* EXERCISE REQUIREMENTS
Starting at the line that contains "Recreate this image", reproduce each line exactly up to and including the line that contains "rotation=45, ha='right', rotation_mode='anchor')". Reproduce nothing else.
┌────────
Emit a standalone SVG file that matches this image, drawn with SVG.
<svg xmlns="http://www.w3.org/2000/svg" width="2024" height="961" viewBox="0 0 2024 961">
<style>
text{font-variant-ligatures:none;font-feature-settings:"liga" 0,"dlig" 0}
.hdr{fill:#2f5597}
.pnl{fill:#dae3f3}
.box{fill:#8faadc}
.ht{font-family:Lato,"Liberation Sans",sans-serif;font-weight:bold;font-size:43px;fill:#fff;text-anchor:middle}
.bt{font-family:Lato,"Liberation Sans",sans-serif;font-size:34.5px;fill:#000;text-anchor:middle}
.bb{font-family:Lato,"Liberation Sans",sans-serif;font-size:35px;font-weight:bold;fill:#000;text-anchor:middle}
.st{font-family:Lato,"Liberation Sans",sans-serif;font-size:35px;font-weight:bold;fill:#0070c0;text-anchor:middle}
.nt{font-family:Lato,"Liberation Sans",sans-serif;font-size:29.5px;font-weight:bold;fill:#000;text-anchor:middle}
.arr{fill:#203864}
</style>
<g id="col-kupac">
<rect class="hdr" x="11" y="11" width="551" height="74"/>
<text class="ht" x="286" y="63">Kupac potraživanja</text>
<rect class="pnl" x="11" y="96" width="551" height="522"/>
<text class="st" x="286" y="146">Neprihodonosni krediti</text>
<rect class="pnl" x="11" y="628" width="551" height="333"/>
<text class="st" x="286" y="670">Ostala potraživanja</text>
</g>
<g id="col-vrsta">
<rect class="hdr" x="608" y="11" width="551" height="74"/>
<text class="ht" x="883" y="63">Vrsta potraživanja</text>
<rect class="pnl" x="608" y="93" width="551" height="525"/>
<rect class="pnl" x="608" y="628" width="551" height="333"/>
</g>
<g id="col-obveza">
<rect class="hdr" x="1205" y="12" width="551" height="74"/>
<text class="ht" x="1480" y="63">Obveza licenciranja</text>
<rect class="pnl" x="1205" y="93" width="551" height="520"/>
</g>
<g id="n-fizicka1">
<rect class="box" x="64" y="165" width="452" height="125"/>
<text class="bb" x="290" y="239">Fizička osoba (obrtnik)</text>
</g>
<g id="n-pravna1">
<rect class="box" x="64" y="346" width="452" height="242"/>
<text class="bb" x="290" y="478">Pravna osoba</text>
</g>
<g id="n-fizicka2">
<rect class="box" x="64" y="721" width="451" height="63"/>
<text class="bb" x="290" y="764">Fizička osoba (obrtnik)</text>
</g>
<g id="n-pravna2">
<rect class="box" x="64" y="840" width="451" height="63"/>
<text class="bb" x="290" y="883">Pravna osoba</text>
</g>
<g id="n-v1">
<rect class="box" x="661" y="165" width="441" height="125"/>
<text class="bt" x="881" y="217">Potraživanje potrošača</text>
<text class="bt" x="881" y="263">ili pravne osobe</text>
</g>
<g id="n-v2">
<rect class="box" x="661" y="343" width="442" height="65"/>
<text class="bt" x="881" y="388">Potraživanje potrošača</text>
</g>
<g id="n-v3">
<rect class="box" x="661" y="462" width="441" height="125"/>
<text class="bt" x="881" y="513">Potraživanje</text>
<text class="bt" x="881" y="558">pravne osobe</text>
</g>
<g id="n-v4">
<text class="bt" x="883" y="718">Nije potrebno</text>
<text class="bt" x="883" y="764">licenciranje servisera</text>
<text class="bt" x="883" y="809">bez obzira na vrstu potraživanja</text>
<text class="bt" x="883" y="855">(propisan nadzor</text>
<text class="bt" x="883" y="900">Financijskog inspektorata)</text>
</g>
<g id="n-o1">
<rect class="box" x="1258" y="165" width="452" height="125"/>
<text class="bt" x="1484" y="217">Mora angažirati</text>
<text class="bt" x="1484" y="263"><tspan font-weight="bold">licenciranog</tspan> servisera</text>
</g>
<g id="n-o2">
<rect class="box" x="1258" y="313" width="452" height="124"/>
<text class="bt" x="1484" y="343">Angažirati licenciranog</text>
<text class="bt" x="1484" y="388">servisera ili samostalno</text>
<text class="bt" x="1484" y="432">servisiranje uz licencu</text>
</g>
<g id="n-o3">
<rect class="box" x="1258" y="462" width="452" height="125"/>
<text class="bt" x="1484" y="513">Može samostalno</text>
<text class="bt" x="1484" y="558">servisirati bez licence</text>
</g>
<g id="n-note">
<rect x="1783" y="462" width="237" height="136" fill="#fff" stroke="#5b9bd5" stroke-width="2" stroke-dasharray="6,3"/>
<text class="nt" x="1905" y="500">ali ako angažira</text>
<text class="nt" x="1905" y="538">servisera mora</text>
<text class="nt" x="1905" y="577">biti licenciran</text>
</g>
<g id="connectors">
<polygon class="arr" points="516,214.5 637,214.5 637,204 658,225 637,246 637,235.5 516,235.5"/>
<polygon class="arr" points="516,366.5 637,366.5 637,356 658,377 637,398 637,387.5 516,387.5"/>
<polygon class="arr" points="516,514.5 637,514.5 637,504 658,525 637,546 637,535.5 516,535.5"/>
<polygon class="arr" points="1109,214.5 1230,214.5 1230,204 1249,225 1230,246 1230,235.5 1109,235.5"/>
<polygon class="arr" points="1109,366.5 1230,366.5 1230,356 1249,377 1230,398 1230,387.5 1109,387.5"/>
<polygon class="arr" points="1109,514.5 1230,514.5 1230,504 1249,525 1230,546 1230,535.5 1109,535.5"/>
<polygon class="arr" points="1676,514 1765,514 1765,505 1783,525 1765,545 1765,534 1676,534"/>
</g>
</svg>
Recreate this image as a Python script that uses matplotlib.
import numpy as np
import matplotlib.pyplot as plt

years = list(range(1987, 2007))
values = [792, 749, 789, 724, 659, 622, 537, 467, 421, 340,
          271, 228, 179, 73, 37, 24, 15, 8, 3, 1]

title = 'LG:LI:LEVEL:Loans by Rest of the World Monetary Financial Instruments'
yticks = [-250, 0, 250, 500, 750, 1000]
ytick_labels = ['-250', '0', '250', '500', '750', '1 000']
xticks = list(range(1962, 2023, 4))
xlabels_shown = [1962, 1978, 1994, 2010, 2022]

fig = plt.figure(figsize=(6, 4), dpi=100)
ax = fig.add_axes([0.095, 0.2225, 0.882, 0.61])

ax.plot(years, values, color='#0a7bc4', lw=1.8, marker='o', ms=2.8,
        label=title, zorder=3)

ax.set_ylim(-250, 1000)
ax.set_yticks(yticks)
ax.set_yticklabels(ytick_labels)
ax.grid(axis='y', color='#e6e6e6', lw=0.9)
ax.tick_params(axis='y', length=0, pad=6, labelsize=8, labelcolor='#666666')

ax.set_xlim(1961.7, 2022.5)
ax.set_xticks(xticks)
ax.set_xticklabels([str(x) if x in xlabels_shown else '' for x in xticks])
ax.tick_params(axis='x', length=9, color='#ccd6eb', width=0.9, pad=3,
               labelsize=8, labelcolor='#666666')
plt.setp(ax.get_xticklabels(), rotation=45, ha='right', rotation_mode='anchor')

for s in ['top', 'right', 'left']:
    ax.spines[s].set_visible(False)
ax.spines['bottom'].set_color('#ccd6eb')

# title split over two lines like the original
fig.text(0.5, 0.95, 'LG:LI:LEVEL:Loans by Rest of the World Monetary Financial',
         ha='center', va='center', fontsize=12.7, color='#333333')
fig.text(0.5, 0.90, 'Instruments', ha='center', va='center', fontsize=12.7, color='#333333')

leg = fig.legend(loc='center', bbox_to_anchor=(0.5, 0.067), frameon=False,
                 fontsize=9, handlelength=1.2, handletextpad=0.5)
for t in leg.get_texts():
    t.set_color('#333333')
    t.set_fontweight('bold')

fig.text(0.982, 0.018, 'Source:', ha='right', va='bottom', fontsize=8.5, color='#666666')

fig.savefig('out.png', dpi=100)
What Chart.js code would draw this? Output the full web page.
└────────
* SOLUTION TO THIS EXERCISE
Recreate this image as a Python script that uses matplotlib.
import numpy as np
import matplotlib.pyplot as plt

years = list(range(1987, 2007))
values = [792, 749, 789, 724, 659, 622, 537, 467, 421, 340,
          271, 228, 179, 73, 37, 24, 15, 8, 3, 1]

title = 'LG:LI:LEVEL:Loans by Rest of the World Monetary Financial Instruments'
yticks = [-250, 0, 250, 500, 750, 1000]
ytick_labels = ['-250', '0', '250', '500', '750', '1 000']
xticks = list(range(1962, 2023, 4))
xlabels_shown = [1962, 1978, 1994, 2010, 2022]

fig = plt.figure(figsize=(6, 4), dpi=100)
ax = fig.add_axes([0.095, 0.2225, 0.882, 0.61])

ax.plot(years, values, color='#0a7bc4', lw=1.8, marker='o', ms=2.8,
        label=title, zorder=3)

ax.set_ylim(-250, 1000)
ax.set_yticks(yticks)
ax.set_yticklabels(ytick_labels)
ax.grid(axis='y', color='#e6e6e6', lw=0.9)
ax.tick_params(axis='y', length=0, pad=6, labelsize=8, labelcolor='#666666')

ax.set_xlim(1961.7, 2022.5)
ax.set_xticks(xticks)
ax.set_xticklabels([str(x) if x in xlabels_shown else '' for x in xticks])
ax.tick_params(axis='x', length=9, color='#ccd6eb', width=0.9, pad=3,
               labelsize=8, labelcolor='#666666')
plt.setp(ax.get_xticklabels(), rotation=45, ha='right', rotation_mode='anchor')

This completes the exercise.